The words flowed on. Her chatty baby, her bright Christine, words and images bursting from her seams. She was just finishing up her final year at McGill, studying art and English; she couldn’t decide which she liked more. Her father’s daughter. There was so much of Kit inside her. Sometimes, to Daisy, it had seemed like Kit was there in the room whenever Christine was near.

Daisy’s lips moved. The words didn’t seem to come out anymore, but she said them anyway.

I love you.

“I love you, too, Maman.” Christine smoothed her hair on the pillow. A tear dripped from her eye onto Daisy’s ear. “I love you so much.”

A scent drifted past, the smell of pipe tobacco.

Daisy closed her eyes and slept.

 

 

Chapter Thirty-One

Babs

 

 

Langford Hall

Devonshire, England

July 1964

 

I opened my eyes as the train pulled into the station. I hadn’t slept at all on the two long train rides from Paris to Ashprington, hearing Precious’s voice every time I closed my eyes. I began imagining that if I looked in the seat next to mine, I’d find her there, or Drew, waiting for me to do something. I just wasn’t sure what that might be.

I stepped off the train with my new valise—Precious had insisted I take one of hers so that my new clothes wouldn’t revolt—and looked down the platform for Diana, who’d promised to fetch me and bring me back to Langford Hall. I spotted her petite elegant form walking quickly down the platform toward me—my smile and greeting dying on my lips as she walked right past me.

“Diana?”

She spun around looking everywhere but at me.

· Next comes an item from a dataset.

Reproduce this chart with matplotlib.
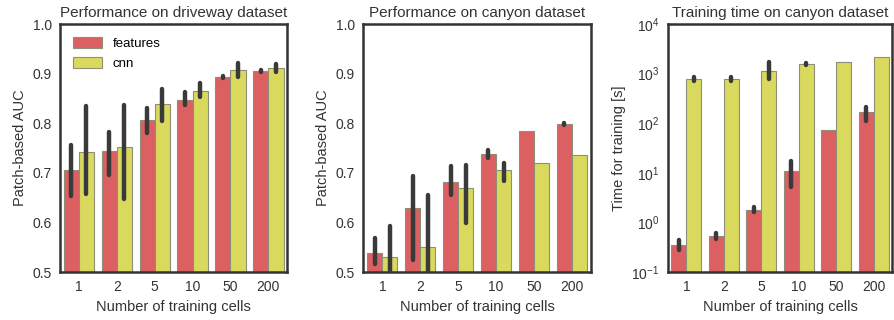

“Diana!” I said again and this time her eyes settled on me, briefly widening in recognition.

“Babs! Good heavens—is it really you?”

After getting over the initial shock of my own sister not recognizing me, I smiled. “Yes, Diana, it really is. Still the same Babs beneath all the new clothes, though, I can assure you.”

She raised an eyebrow at that, as if not quite believing me. It reminded me of something Precious had said, about how when I wore the right clothes I held my chin differently, as if I were a woman to be reckoned with. Diana had always known that. It had just taken me a little longer to figure it out.